Analysis
Can SaaS stocks survive AI?
AI
Leon Wilfan
Feb 10, 2026
20:00
Disruption snapshot
AI agents can now execute tasks across apps, not just assist. That breaks per-seat pricing and weakens workflow lock-in. SaaS shifts from selling interfaces to outcomes.
Winners: infrastructure, systems of record, security, compliance, and agent tooling. Losers: seat-based SaaS with shallow workflows, weak data moats, and UI-only value.
What to watch: Track SaaS revenue tied to seats versus automation outcomes. Watch headcount-based ARR declines, pricing model changes, and agent-led task completion replacing human seats.
For most of the last 15 years, the software business had a reliable trick.
Find a messy process that ran on spreadsheets and email. Turn it into a an SaaS app. Charge per person who logs in. Grow as the customer hires more people.
AI is breaking that trick.
This week’s software stock selloff wasn’t just “market drama.” It was investors reacting to a simple idea that’s getting harder to ignore. If AI can do the work, fewer humans need to touch the software. And if fewer humans touch the software, “pay per seat” stops compounding the way Wall Street expects.
Why the Anthropic moment rattled everyone?
The latest wave of anxiety was sparked by what companies like Anthropic are shipping, not just what they’re promising.
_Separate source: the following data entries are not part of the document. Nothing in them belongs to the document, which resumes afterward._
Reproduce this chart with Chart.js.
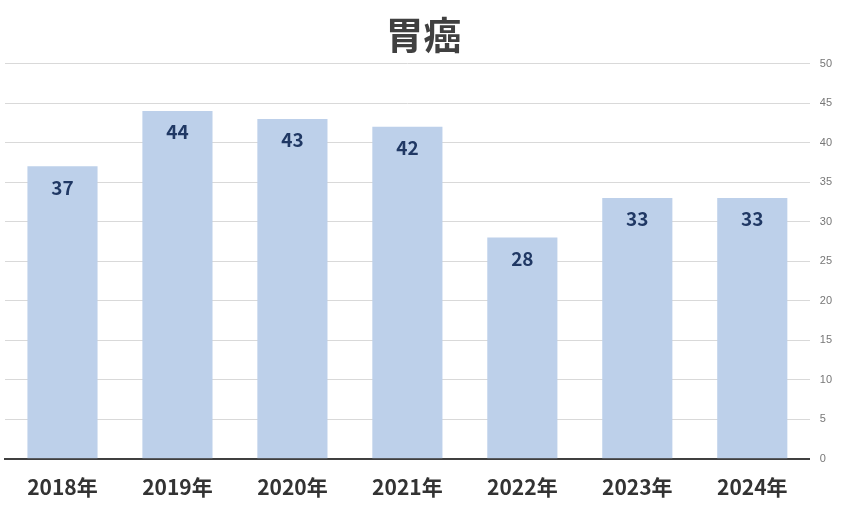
<!DOCTYPE html>
<html><head><meta charset="utf-8">
<script src="https://cdn.jsdelivr.net/npm/chart.js@4"></script>
<style>body{margin:0;background:#fff}#w{width:842px;height:526px}</style>
</head><body><div id="w"><canvas id="c"></canvas></div>
<script>
const categories=["2018年","2019年","2020年","2021年","2022年","2023年","2024年"];
const values=[37,44,43,42,28,33,33];
const labelPlugin={id:'lbl',afterDatasetsDraw(ch){const ctx=ch.ctx;const m=ch.getDatasetMeta(0);ctx.save();ctx.font='bold 19px "Noto Sans CJK JP", "Liberation Sans", sans-serif';ctx.fillStyle='#203864';ctx.textAlign='center';ctx.textBaseline='middle';m.data.forEach((b,i)=>{ctx.fillText(values[i],b.x,b.y+21);});ctx.restore();}};
new Chart(document.getElementById('c'),{type:'bar',data:{labels:categories,datasets:[{data:values,backgroundColor:'#bdd0ea',barPercentage:0.61,categoryPercentage:1}]},
options:{responsive:true,maintainAspectRatio:false,animation:false,layout:{padding:{left:5,right:0,top:8,bottom:10}},
plugins:{legend:{display:false},tooltip:{enabled:false},title:{display:true,text:'胃癌',color:'#404040',font:{size:38,weight:'bold',family:'"Noto Sans CJK JP", sans-serif'},padding:{top:4,bottom:6}}},
scales:{x:{grid:{display:false,drawTicks:false},border:{color:'#404040',width:2},ticks:{color:'#333',padding:16,font:{size:21,weight:'bold',family:'"Noto Sans CJK JP", sans-serif'}}},
y:{position:'right',min:0,max:50,ticks:{stepSize:5,color:'#777',font:{size:11},padding:10},grid:{color:'#d9d9d9',drawTicks:false},border:{display:false}}}},plugins:[labelPlugin]});
</script></body></html>
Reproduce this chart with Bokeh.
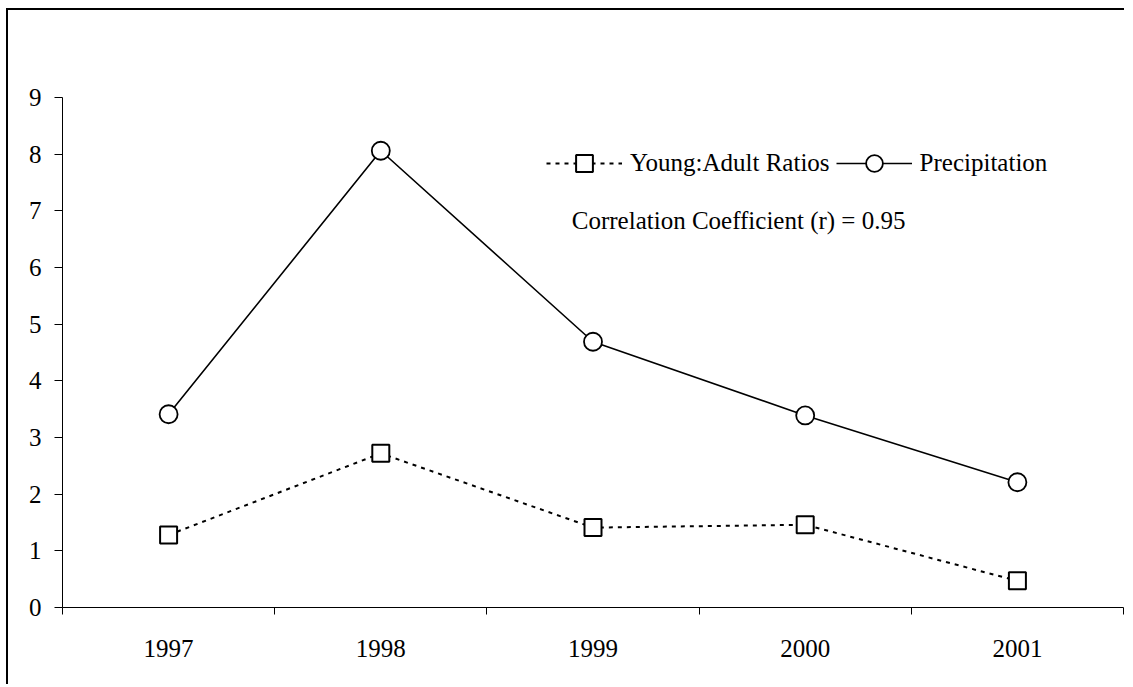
from bokeh.plotting import figure
from bokeh.models import (Range1d, FixedTicker, Legend, LegendItem, Label, ColumnDataSource)
from bokeh.embed import file_html
from bokeh.resources import INLINE

# ---- data ----
years = ["1997", "1998", "1999", "2000", "2001"]
precipitation = [3.41, 8.06, 4.69, 3.39, 2.21]
young_adult = [1.28, 2.72, 1.41, 1.46, 0.47]
y_ticks = [0, 1, 2, 3, 4, 5, 6, 7, 8, 9]

FONT = "Liberation Serif"

xc = [i + 0.5 for i in range(len(years))]
src = ColumnDataSource(dict(x=xc, year=years, pr=precipitation, ya=young_adult))

p = figure(width=1118, height=676, x_range=Range1d(0, len(years)), y_range=Range1d(0, 9),
           output_backend="svg", toolbar_location=None,
           min_border_left=54, min_border_top=87, min_border_bottom=79, min_border_right=3)
p.outline_line_color = None
p.xgrid.grid_line_color = None
p.ygrid.grid_line_color = None
p.background_fill_color = "white"
p.border_fill_color = "white"
p.styles = {"margin": "8px 0px 0px 6px",
            "border-left": "2px solid black", "border-top": "2px solid black"}

# x axis: labels at category centres, ticks at category boundaries
p.xaxis.ticker = FixedTicker(ticks=xc, minor_ticks=list(range(len(years) + 1)))
p.xaxis.major_label_overrides = {x: y for x, y in zip(xc, years)}
p.xaxis.major_tick_line_color = None
p.xaxis.major_tick_out = 0
p.xaxis.major_tick_in = 0
p.xaxis.minor_tick_line_color = "black"
p.xaxis.minor_tick_out = 7
p.xaxis.minor_tick_in = 0
p.xaxis.major_label_standoff = 25

p.yaxis.ticker = FixedTicker(ticks=y_ticks)
p.yaxis.minor_tick_line_color = None
p.yaxis.major_tick_out = 8
p.yaxis.major_tick_in = 0
p.yaxis.major_label_standoff = 13

for ax in (p.xaxis, p.yaxis):
    ax.axis_line_color = "black"
    ax.axis_line_width = 1
    ax.major_label_text_font = FONT
    ax.major_label_text_font_size = "25px"
    ax.major_label_text_color = "black"

# series
l_pr = p.line("x", "pr", source=src, line_color="black", line_width=1.6)
m_pr = p.scatter("x", "pr", source=src, marker="circle", size=18, fill_color="white",
                 line_color="black", line_width=1.8)
l_ya = p.line("x", "ya", source=src, line_color="black", line_width=2, line_dash="4 5")
m_ya = p.scatter("x", "ya", source=src, marker="square", size=17, fill_color="white",
                 line_color="black", line_width=2)

legend = Legend(items=[LegendItem(label="Young:Adult Ratios", renderers=[l_ya, m_ya]),
                       LegendItem(label="Precipitation", renderers=[l_pr, m_pr])],
                orientation="horizontal", location=(484, 423),
                glyph_width=76, glyph_height=42, label_standoff=8, spacing=6,
                padding=0, margin=0, border_line_color=None, background_fill_alpha=0,
                label_text_font=FONT, label_text_font_size="25px", label_text_color="black")
p.add_layout(legend, "center")

p.add_layout(Label(x=2.4, y=6.83, text="Correlation Coefficient (r) = 0.95",
                   text_font=FONT, text_font_size="25px", text_color="black",
                   text_baseline="alphabetic"))

open("out.html", "w").write(file_html(p, INLINE))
A chatbot that helps you write is an add-on. It makes existing tools nicer, but you still need the tool and the human.
What’s new is agent-style behavior. That means the AI doesn’t just answer questions. It can take steps. It can open a browser, click around, copy data from one place, paste it somewhere else, fill out forms, and finish a task that normally takes a person hopping between apps.
That difference sounds small. It isn’t.
Once an AI can operate software, it can also route around software. Many SaaS products are, at their core, a structured interface for moving information between systems and people. If an agent can do that movement, the interface becomes less important.
That’s the reason the market response got sharp. Investors weren’t pricing in “AI features.” They were pricing in the possibility that parts of today’s software catalog become optional.
Stephen McBride predicted this will happen back in 2024.
The simple math Wall Street is worried about.
Public SaaS companies are valued on a story about predictable growth. Two assumptions sit under that story.
One, pricing rises with headcount. If a customer has 1,000 employees using your tool and grows to 1,500, revenue grows with it.
Two, workflows get sticky. Once your tool becomes the place work happens, switching is painful. That creates long customer lifetimes.
AI puts pressure on both.
Start with headcount pricing. If an agent can do the work of several people, the customer’s rational move is to buy automation and cut seats. Even if the company keeps the same number of employees, fewer of them may need to log into a given tool every day. That hits the “expand forever” model right where it’s most sensitive.
Now stickiness. Agents can act like translators between systems. If the AI can pull data from System A, update System B, then summarize the result in System C, the customer becomes less locked into any single interface. They can keep the underlying data sources but swap out the front-end workflow tool more easily.
That’s why the fear language has been extreme. It’s not that software disappears. It’s that the unit economics of a big chunk of SaaS start to look different, fast.
What survives when AI is doing the clicking?
SaaS that’s mostly a UI for routine steps is most exposed.
Think tools where the user spends their day copying, pasting, updating fields, assigning tickets, or chasing approvals. An agent can do a lot of that.
SaaS that owns something harder to replace has a better shot. There are three defensible positions.
First, the system of record. This is where trusted, important data lives. Even if an AI is doing the work, it still needs an authoritative place to read from and write to.
Second, the rails. These are the pipes that move data and trigger actions reliably. If an agent is going to run real business processes, it needs integrations, permissions, and dependable execution.
Third, the governed execution layer. This is the “do it safely” stack. Access control, audit trails, policy enforcement, compliance reporting, and the ability to explain what happened after the fact. Enterprises won’t let a model run wild in sensitive workflows. They’ll demand guardrails, logs, and accountability.
This is where incumbents can win, but only if they accept a hard truth. The product isn’t the login screen anymore. The product is trusted data plus controlled outcomes.
It’s tempting to make this binary. “AI kills SaaS” or “this is overhyped.”
Neither is right.
AI adoption in big companies is still slower than the headlines. Models can make mistakes. Regulated workflows need approvals and traceability. Procurement takes time. That means there’s runway left for many SaaS businesses.
But the direction is clear. Customers are going to buy more results and fewer seats.
So the question to ask about any SaaS company isn’t “Do they have AI features?” It’s “What do they sell that still matters when the AI can do the steps?”
If the answer is mainly “a nicer way to move information around,” it’s in the danger zone. If the answer is “the trusted data, the rails, or the controls,” it has leverage.
One of the 5 Signs an Industry Is Ripe for Disruption is dissatisfied customers. We're seeing that principle in action today in SaaS.
If you run a SaaS business, start shifting pricing away from seats and toward measurable outcomes that you can verify and govern.